DHCP Failover and DHCP relay question

David W. Hankins David_Hankins at isc.org
Mon Mar 27 23:00:25 UTC 2006


On Mon, Mar 27, 2006 at 04:24:29PM -0500, Darren wrote:
> Mr. Hankins (or anyone who knows the answer to this question),

I don't think my dad subscribes to dhcp-users.  I guess I'll answer in
his proxy.

> v.3.0.3 of ISC DHCP
> 
> Lets say we have DHCP failover partners at 192.168.0.1 and 192.168.0.2 
> and a cable modem bootp server running on windows at 192.168.0.3 for 
> example.  The client DHCP of a cable modem network will be going to the 
> DHCP failover partners.  The cable modem bootp traffic will be going to 
> the windows bootp server.  It is not possible in this example to place 
> the bootp on the failover partners (actually, I don't think the ISC DHCP 
> server supports bootp on failover anyways).

That's correct, in order to enable failover you must configure 'no dynamic
bootp' on the failover address pools.  In all presently released versions
anyway.

But, if the bootp client does match a host statement, or if there is
another (non-failover) dynamic pool and dynamic-bootp is enabled, it
might get answered (and you can configure the same host statements on
both failover servers if you do want to move bootp into your dhcpd
pair, or simply just configure one pool on one server for bootp).

'ignore bootp;' I think might help avoid irregular responses.

> We have an old USR cable access router that will be acting as the DHCP 
> relay agent for both cable modems and the clients behind them.  While 
> this router does support failover, it does not support separation of the 
> client/cable modem traffic.  Therefore, to make this work we would set 
> the primary DHCP server on the cable access router to 192.168.0.3 so 
> that the cable modem bootp traffic goes to the windows server.  We will 
> set the secondary DHCP server to 192.168.0.1 so that the client DHCP 
> goes to the first failover server.
> 
> Can anyone tell me if this will work?

No.  But I can tell you: you're screwed.

> Specifically, what will happen if 
> the hash check on the client MAC Address says that the secondary DHCP 
> server should answer, but the secondary server never received the DHCP 
> Discover message from the client?  Will the primary client answer?  If 
> so, what parameters will determine if it answers (IE, what should these 
> options be set too:
> 
>         max-response-delay 5;
>         max-unacked-updates 5;
>         mclt 600;
>         split 128;
>         load balance max seconds 5;
> 
> This failover cluster will also be used by other DHCP Relay agents that 
> do indeed support failover properly, and many of which are not cable 
> modem networks at all.

OK.  If LBA hashes to the secondary, the primary will not answer unless
the client is configured in a fixed-address host {} statement, or the
lease is ACTIVE, or the 'secs' field of the DHCP packet received exceeds
your configured value of 5 ("load balance max seconds"), or the peer
state is not normal (vast oversimplification).

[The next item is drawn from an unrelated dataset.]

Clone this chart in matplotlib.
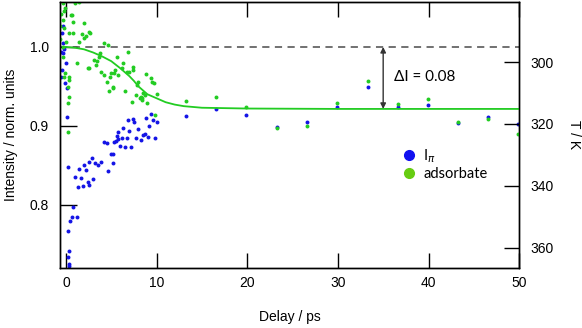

None of those are things you really want to rely on.  And when the
primary goes down, the secondary will never get the packets from the
relay to even hope to process them.  So it's of no use.

But I don't really see what you can do if you can only configure two
dhcp servers on the USR device.


Some folks on this list have played with 'anycast DHCP'.  It's a
functional design, but sadly one we don't support.  Basically with this
kind of topology, you really want whatever server receives the client's
packet to answer...because only one ever will.  You configure a 'role'
address which all servers have configured as lo0 aliases, and use
router protocols to make sure the nearest alive dhcp server gets the
client's packets (with some flow-cache magic to keep forwarding
consistent on source:dest ip:port hashes).

Overall it's the same kind of 'technology' used for the F root name
server, documented in detail by one Joe Abley:

	http://www.isc.org/index.pl?/pubs/tn/index.pl?tn=isc-tn-2004-1.txt
	http://www.isc.org/index.pl?/pubs/tn/index.pl?tn=isc-tn-2003-1.txt

You can use failover to make sure there aren't duplicate assignments
(but then you have to code-out LBA), or you can just use dhcp servers
that each have a different dynamic range configured (and then use more
than failover's limit of 2 servers).

That's a fairly not-well-beaten path for DHCP.  For one, it will take
source changes in ISC DHCP to support failover in it (which is important
if you can't throw infinite supplies of DHCP addresses at the problem).
For another, whereas the current failover implementation is fairly
laissez-faire with returning IP addresses to clients returning to the
network, without LBA in this anycast method you're basically accepting
total randomization (wether you use failover or not).  With failover
and no anycast, at least you have a hope things might get better in a
future release ("mac address affinity"), but there's just no way to
go that route with anycast.


See if you can get the USR to accept a protocol address that's a local
broadcast (eg 192.168.0.255) on the dhcp servers' wire.  It's a hack,
but it might work.

-- 
David W. Hankins		"If you don't do it right the first time,
Software Engineer			you'll just have to do it again."